Aram was also committed to the discovery and promotion of new work. Each September from 1988 to 1994 he organised and funded an exhibition to promote the work of young designers and graduates representing all areas of the applied arts, selected from graduate shows across the UK. The express intention of these initiatives was to bridge the divide between designers and manufacturers. It was on seeing Jasper Morrison’s ‘Thinking Man’s Chair’ at the Aram show of 1986, for instance, that Giulio Cappellini decided to undertake its production.
In 2002, Aram, together with founding curator Daniel Charny, established The Aram Gallery, located on the fourth floor of the Aram building, where he supported five shows a year of “experimental or new design”, some from designers – such as Martino Gamper – at the very beginning of their careers. Other exhibitions included a career retrospective of Achille Castiglioni featuring furniture from Zeev Aram’s private collection, a guest-curated exhibition on colour in design by textile designer Ptolemy Mann, and an exhibition of contemporary Spanish design in collaboration with the Spanish Embassy. Aram believed that design should ultimately strive towards engagement with industry and manufacturing – but as opportunities for large-scale production have declined, so he also contributed to the rise of limited-edition design, by drawing attention to the wilder, experimental and less functional edge of contemporary design practice.
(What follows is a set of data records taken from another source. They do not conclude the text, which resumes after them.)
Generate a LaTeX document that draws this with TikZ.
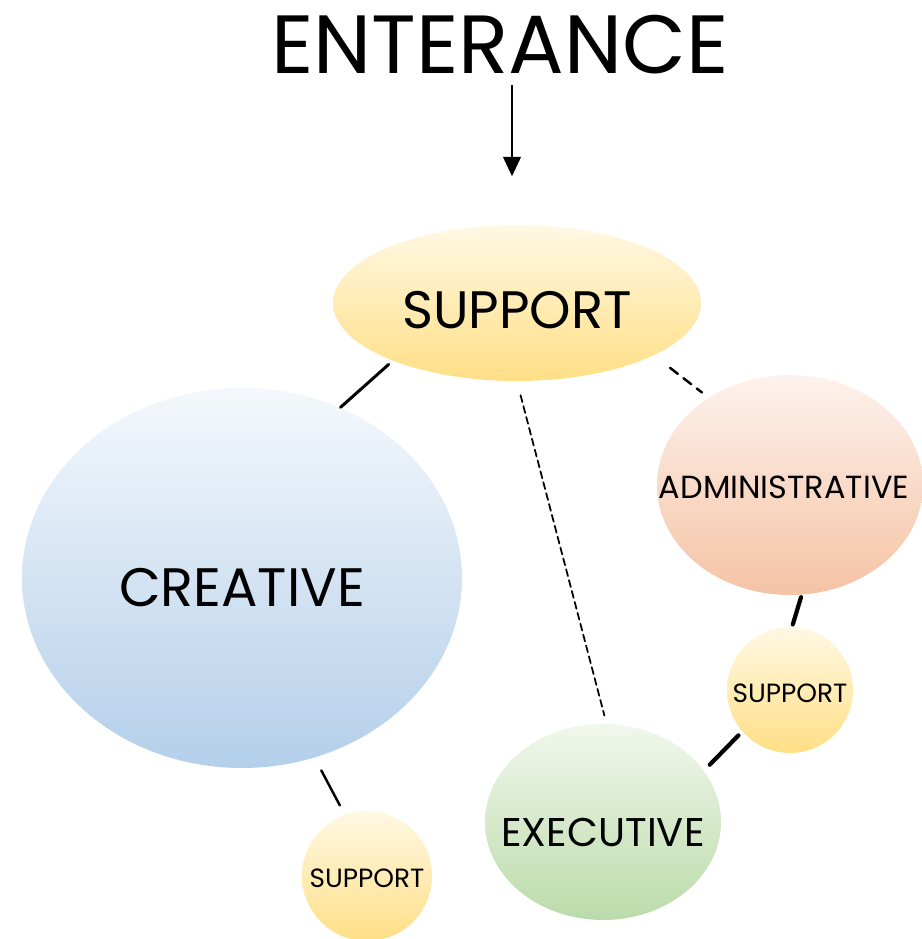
\documentclass[tikz,border=0pt]{standalone}
\usepackage{fontspec}
\setmainfont{Poppins}
\usetikzlibrary{arrows.meta,shapes.geometric}

\definecolor{suptop}{HTML}{FFF8E4}
\definecolor{supbot}{HTML}{FFDF86}
\definecolor{cretop}{HTML}{F4F8FC}
\definecolor{cremid}{HTML}{CFE0F2}
\definecolor{crebot}{HTML}{B4CFEA}
\definecolor{admtop}{HTML}{FDF2EC}
\definecolor{admbot}{HTML}{F5C3A5}
\definecolor{exetop}{HTML}{F1F7EC}
\definecolor{exebot}{HTML}{BBDBAA}

\begin{document}
\begin{tikzpicture}[
  blob/.style={shape=ellipse,inner sep=-1cm,text depth=0pt},
  yellowball/.style={blob,top color=suptop,bottom color=supbot},
  link/.style={line cap=round,shorten <=#1},
  link/.default=0pt]
\useasboundingbox (0,0) rectangle (9.22,9.39);

\path (5.00,8.94) node[inner sep=0pt,font=\fontsize{23.5}{24}\selectfont] (T) {ENTERANCE};
\path (5.17,6.36) node[yellowball,minimum width=3.68cm,minimum height=1.56cm,text height=14.5pt,
  font=\fontsize{15}{15}\selectfont] (S) {SUPPORT};
\path (2.42,3.61) node[blob,minimum width=4.40cm,minimum height=3.80cm,text height=16.4pt,
  top color=cretop,middle color=cremid,bottom color=crebot,font=\fontsize{15.4}{16}\selectfont] (C) {CREATIVE};
\path (7.90,4.54) node[blob,minimum width=2.66cm,minimum height=2.20cm,text height=7.6pt,
  top color=admtop,bottom color=admbot,font=\fontsize{9.1}{9.1}\selectfont] (A) {\hspace*{-0.12cm}ADMINISTRATIVE};
\path (7.90,2.49) node[yellowball,minimum width=1.26cm,minimum height=1.26cm,text height=7pt,
  font=\fontsize{7.5}{8}\selectfont] (R) {SUPPORT};
\path (6.03,1.17) node[blob,minimum width=2.36cm,minimum height=1.96cm,text height=13.7pt,
  top color=exetop,bottom color=exebot,font=\fontsize{11.4}{11.4}\selectfont] (E) {EXECUTIVE};
\path (3.67,0.63) node[yellowball,minimum width=1.30cm,minimum height=1.30cm,text height=6.4pt,
  font=\fontsize{7.5}{8}\selectfont] (L) {SUPPORT};

% entrance arrow
\path[line width=0.6pt,-{Triangle[width=5pt,length=5.5pt]},shorten <=0.1cm,shorten >=0.48cm]
  ([xshift=-0.05cm]T.south -| S.north) edge ([xshift=-0.05cm]S.north);

% links
\path[link=0.05cm,line width=0.85pt] (S.205) edge (C.60);
\path[link=0.2cm,line width=0.7pt,dash pattern=on 2.8pt off 2pt,shorten >=0.08cm] (S.-21) edge (A.133);
\path[link=0.14cm,line width=0.5pt,dash pattern=on 2pt off 1.2pt,shorten >=0.08cm] (S.-90) edge (E.88);
\path[link=0.02cm,line width=1.2pt,shorten >=0.02cm] (A.-84) edge (R.88);
\path[link=0.05cm,line width=1.2pt,shorten >=0.08cm] (R.221) edge (E.27);
\path[link=0.14cm,line width=0.7pt,shorten >=0.1cm] (C.-68) edge (L.110);

\end{tikzpicture}
\end{document}
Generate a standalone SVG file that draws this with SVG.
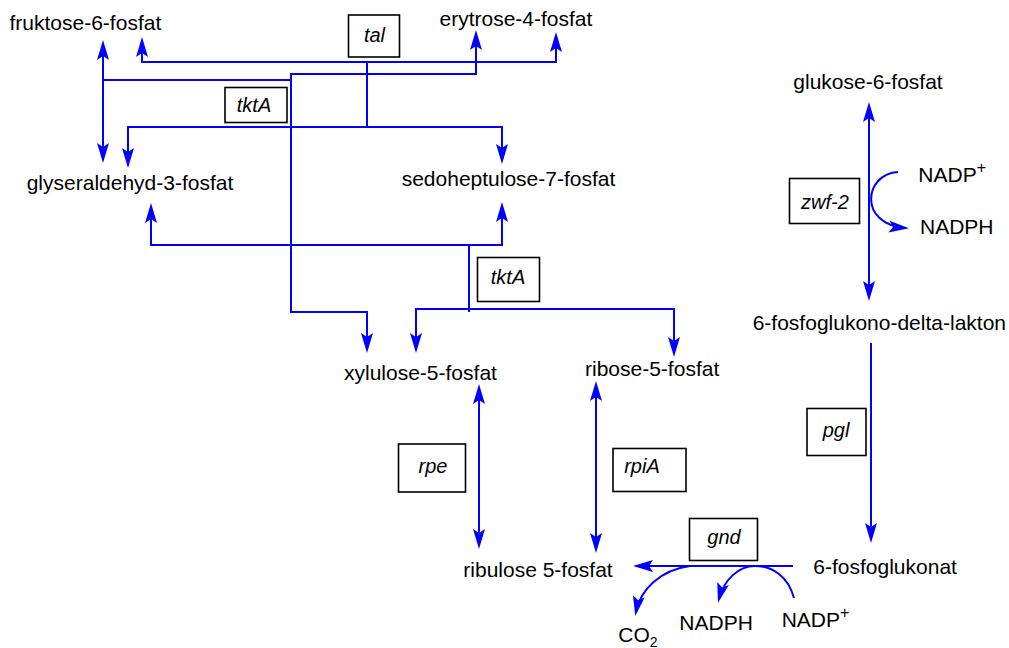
<svg xmlns="http://www.w3.org/2000/svg" width="1009" height="648" viewBox="0 0 1009 648">
  <style>
    .bg { fill: #ffffff; }
    .met { font-family: "Liberation Sans", Arial, sans-serif; font-size: 21px; fill: #000000; }
    .enz rect { fill: #ffffff; stroke: #000000; stroke-width: 1.6; }
    .enz text { font-family: "Liberation Sans", Arial, sans-serif; font-size: 20px; font-style: italic; fill: #000000; text-anchor: middle; }
    .sup { font-size: 16px; }
    .sub { font-size: 14px; }
    .edge { fill: none; stroke: #0000ff; stroke-width: 2; }
    .arr { marker-end: url(#head); }
    .bi { marker-start: url(#head); marker-end: url(#head); }
  </style>
  <defs>
    <!-- notched arrowhead, tip sits 4px beyond the path end -->
    <marker id="head" markerUnits="userSpaceOnUse" viewBox="-21 -7 26 14" refX="-4" refY="0" markerWidth="26" markerHeight="14" orient="auto-start-reverse">
      <path d="M0,0 L-20,-6 L-16,0 L-20,6 Z" fill="#0000ff"/>
    </marker>
  </defs>
  <rect class="bg" x="0" y="0" width="1009" height="648"/>

  <g id="connectors">
    <!-- tktA: xylulose-5-P + erytrose-4-P <-> fruktose-6-P + glyseraldehyd-3-P -->
    <path class="edge bi" d="M103,44 L103,159"/>
    <path class="edge" d="M103,80 L291,80"/>
    <path class="edge bi" d="M476,34 L476,74 L291,74 L291,312 L367,312 L367,349"/>
    <!-- tal: sedoheptulose-7-P + glyseraldehyd-3-P <-> fruktose-6-P + erytrose-4-P -->
    <path class="edge bi" d="M142,41 L142,62 L556,62 L556,36"/>
    <path class="edge" d="M367,62 L367,127"/>
    <path class="edge bi" d="M128,164 L128,127 L502,127 L502,160"/>
    <!-- tktA: xylulose-5-P + ribose-5-P <-> glyseraldehyd-3-P + sedoheptulose-7-P -->
    <path class="edge bi" d="M151,207 L151,245 L502,245 L502,206"/>
    <path class="edge" d="M469,245 L469,312"/>
    <path class="edge bi" d="M416,349 L416,309 L674,309 L674,353"/>
    <!-- rpe / rpiA -->
    <path class="edge bi" d="M479,388 L479,545"/>
    <path class="edge bi" d="M596,385 L596,549"/>
    <!-- zwf-2 -->
    <path class="edge bi" d="M869,106 L869,297"/>
    <path class="edge arr" d="M898,172 C864,174 858,224 905,228"/>
    <!-- pgl -->
    <path class="edge arr" d="M871,343 L871,539"/>
    <!-- gnd -->
    <path class="edge arr" d="M793,566 L637,566"/>
    <path class="edge arr" d="M690,566 C660,570 640,590 636,612"/>
    <path class="edge arr" d="M794,598 C788,576 772,566 755,566 C738,566 724,580 719,599"/>
  </g>

  <g id="fruktose-6-fosfat"><text class="met" x="9.5" y="30">fruktose-6-fosfat</text></g>
  <g id="erytrose-4-fosfat"><text class="met" x="439.5" y="26">erytrose-4-fosfat</text></g>
  <g id="glyseraldehyd-3-fosfat"><text class="met" x="26.7" y="190">glyseraldehyd-3-fosfat</text></g>
  <g id="sedoheptulose-7-fosfat"><text class="met" x="401.7" y="185.5">sedoheptulose-7-fosfat</text></g>
  <g id="xylulose-5-fosfat"><text class="met" x="344" y="380">xylulose-5-fosfat</text></g>
  <g id="ribose-5-fosfat"><text class="met" x="585" y="376">ribose-5-fosfat</text></g>
  <g id="ribulose-5-fosfat"><text class="met" x="463.3" y="577">ribulose 5-fosfat</text></g>
  <g id="glukose-6-fosfat"><text class="met" x="793.3" y="88.5">glukose-6-fosfat</text></g>
  <g id="fosfoglukono-delta-lakton"><text class="met" x="752.7" y="330">6-fosfoglukono-delta-lakton</text></g>
  <g id="fosfoglukonat"><text class="met" x="813.3" y="574">6-fosfoglukonat</text></g>
  <g id="nadp-top"><text class="met" x="918.3" y="181.7">NADP<tspan class="sup" dy="-9">+</tspan></text></g>
  <g id="nadph-top"><text class="met" x="920" y="234">NADPH</text></g>
  <g id="co2"><text class="met" x="618.3" y="641.5">CO<tspan class="sub" dy="5">2</tspan></text></g>
  <g id="nadph-bottom"><text class="met" x="679.3" y="630">NADPH</text></g>
  <g id="nadp-bottom"><text class="met" x="781.7" y="626.7">NADP<tspan class="sup" dy="-9">+</tspan></text></g>

  <g id="enz-tal" class="enz"><rect x="348.5" y="15" width="51" height="42"/><text x="374.5" y="42">tal</text></g>
  <g id="enz-tktA-1" class="enz"><rect x="225" y="87.5" width="62" height="35"/><text x="254" y="112">tktA</text></g>
  <g id="enz-tktA-2" class="enz"><rect x="477.5" y="257.5" width="62" height="44"/><text x="508" y="284">tktA</text></g>
  <g id="enz-zwf-2" class="enz"><rect x="789.5" y="178.5" width="70" height="45"/><text x="825" y="208.5">zwf-2</text></g>
  <g id="enz-pgl" class="enz"><rect x="807" y="408.5" width="59" height="47"/><text x="836" y="437">pgl</text></g>
  <g id="enz-rpe" class="enz"><rect x="398.5" y="444" width="67" height="48"/><text x="433" y="473">rpe</text></g>
  <g id="enz-rpiA" class="enz"><rect x="613" y="448.5" width="73" height="43"/><text x="642" y="473">rpiA</text></g>
  <g id="enz-gnd" class="enz"><rect x="689.5" y="518.5" width="68" height="42"/><text x="724" y="544">gnd</text></g>
</svg>
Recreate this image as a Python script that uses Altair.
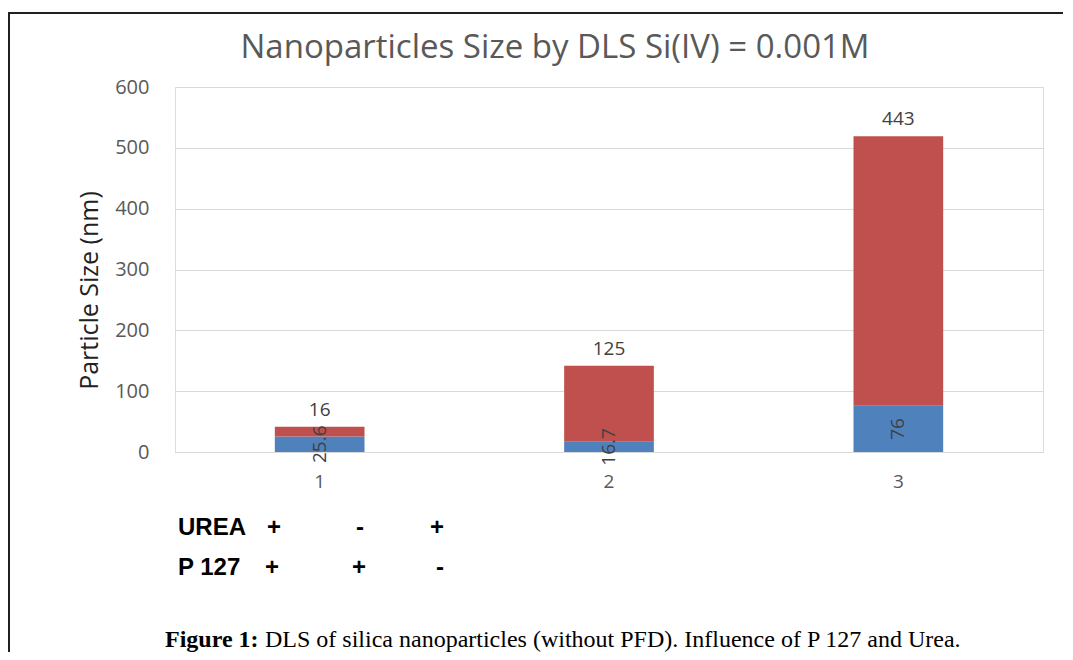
import altair as alt
import pandas as pd

# ---- data ----
categories = ["1", "2", "3"]
blue_values = [25.6, 16.7, 76]
red_values = [16, 125, 443]
urea_signs = ["+", "-", "+"]
p127_signs = ["+", "+", "-"]
title_text = "Nanoparticles Size by DLS Si(IV) = 0.001M"
y_title = "Particle Size (nm)"
caption_bold = "Figure 1:"
caption_rest = "DLS of silica nanoparticles (without PFD). Influence of P 127 and Urea."

df = pd.DataFrame({"cat": categories, "blue": blue_values, "red": red_values})

# plot-area origin on page (px)
OX, OY = 175, 87
W, H = 868, 365
def px(x):
    return x - OX
def py(y):
    return y - OY

BLUE = "#4f81bd"
RED = "#c0504d"
GRID = "#d9d9d9"
TXT = "#595959"

xenc = alt.X("cat:N", sort=categories,
             scale=alt.Scale(paddingInner=0.69, paddingOuter=0.345),
             axis=alt.Axis(title=None, labelAngle=0, labelFontSize=19, labelFont="Open Sans",
                           labelColor=TXT, ticks=False, domainColor=GRID, labelPadding=20))
yscale = alt.Scale(domain=[0, 600])

base = alt.Chart(df).transform_calculate(
    total="datum.blue + datum.red", bmid="datum.blue / 2")

blue_bar = base.mark_bar(color=BLUE).encode(
    x=xenc,
    y=alt.Y("blue:Q", scale=yscale,
            axis=alt.Axis(values=[0, 100, 200, 300, 400, 500, 600], title=y_title,
                          titleFont="Open Sans", titleFontSize=25, titleFontWeight="normal",
                          titleColor="#222222", titleX=px(89), titleY=py(290),
                          titleAngle=270, titleAlign="center", titleBaseline="middle",
                          labelFont="Open Sans", labelFontSize=20, labelColor=TXT,
                          labelPadding=26, ticks=False, domain=False,
                          gridColor=GRID, grid=True)),
)
red_bar = base.mark_bar(color=RED).encode(
    x=alt.X("cat:N", sort=categories), y=alt.Y("blue:Q"), y2="total:Q")

red_lab = base.mark_text(fontSize=19, font="Open Sans", color="#404040", dy=-17,
                         baseline="middle").encode(
    x=alt.X("cat:N", sort=categories), y="total:Q", text=alt.Text("red:Q"))
blue_lab = base.mark_text(fontSize=19, font="Open Sans", color="#404040", angle=270,
                          baseline="middle").encode(
    x=alt.X("cat:N", sort=categories), y="bmid:Q", text=alt.Text("blue:Q"))

anno = []
def txt(s, x, y, size, font="Open Sans", weight="normal", color="#000000", align="center"):
    anno.append(alt.Chart(df).mark_text(text=s, fontSize=size, font=font, fontWeight=weight,
                                        color=color, align=align, baseline="middle").encode(
        x=alt.value(px(x)), y=alt.value(py(y))).transform_filter("datum.cat == '1'"))

txt(title_text, 555, 48, 33, color=TXT)
txt("UREA", 178, 528, 24, font="Liberation Sans", weight="bold", align="left")
txt("P 127", 178, 568, 24, font="Liberation Sans", weight="bold", align="left")
urea_x = [274, 360, 437]
p_x = [272, 359, 440]
for s, x in zip(urea_signs, urea_x):
    txt(s, x, 528, 24, font="Liberation Sans", weight="bold")
for s, x in zip(p127_signs, p_x):
    txt(s, x, 568, 24, font="Liberation Sans", weight="bold")
txt(caption_bold, 165, 640, 24, font="Liberation Serif", weight="bold", align="left")
txt(caption_rest, 265, 640, 24, font="Liberation Serif", align="left")

border_top = alt.Chart(df).mark_rule(color="#231f20", strokeWidth=2).encode(
    x=alt.value(px(8)), x2=alt.value(px(1073)), y=alt.value(py(13))).transform_filter("datum.cat == '1'")
border_left = alt.Chart(df).mark_rule(color="#231f20", strokeWidth=2).encode(
    x=alt.value(px(9)), y=alt.value(py(12)), y2=alt.value(py(660))).transform_filter("datum.cat == '1'")

chart = alt.layer(blue_bar, red_bar, red_lab, blue_lab, border_top, border_left, *anno).properties(
    width=W, height=H,
    autosize=alt.AutoSizeParams(type="none"),
    padding={"left": OX - 8, "top": OY - 8, "right": 20, "bottom": 200},
).configure_view(stroke=None).configure(background="white")

chart.save("out.html", embed_options={"renderer": "svg", "actions": False})
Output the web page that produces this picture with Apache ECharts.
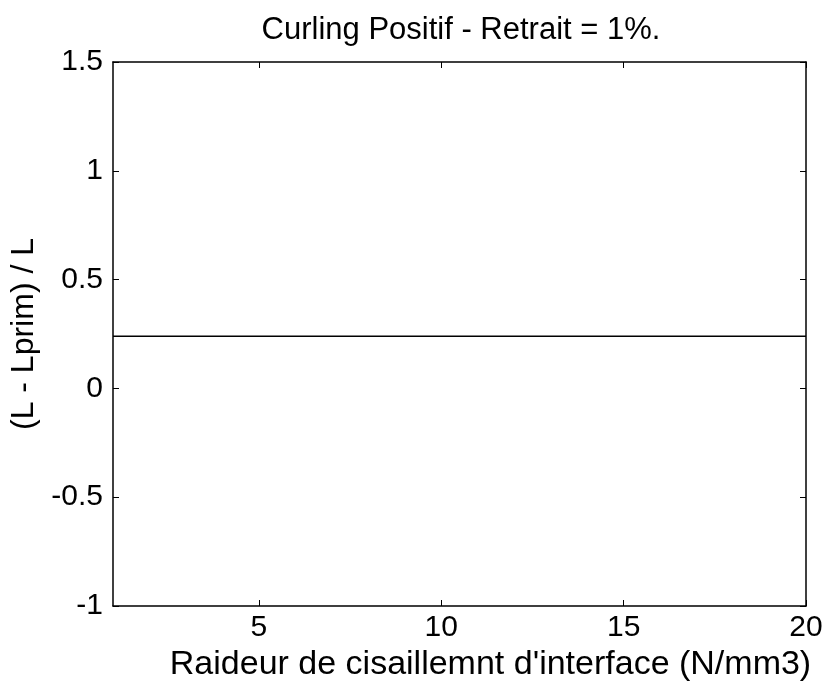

Zeev Aram’s role in retailing and promoting design in Britain is often overlooked in comparison with his better-known peer Terence Conran. While Conran sought to create a lifestyle business and operated on a large scale at inception, before branching into unrelated ventures, Aram had a different ambition. He quietly tasking himself with discovering and reviving a broad array of leading manufactured design – most of which is now ubiquitous in the ‘designer’ interior landscape. This was often realised in part without commercial gain (notably Gray’s work), and importantly as Aram would remonstrate, without the support of the powerful industry associations and trade bodies that facilitated the cultivation of new design (as exist in Italy or France).
Still very much relevant, the Aram brand early on was mostly identified with the design cognoscenti, architects and contract buyers. It continues to broaden, reaching a more design literate clientele that it played a part in creating. Zeev Aram was awarded an OBE for services to design and architecture in 2014 and the ADI Compasso d’Oro XXV for Lifetime Achievement in 2018.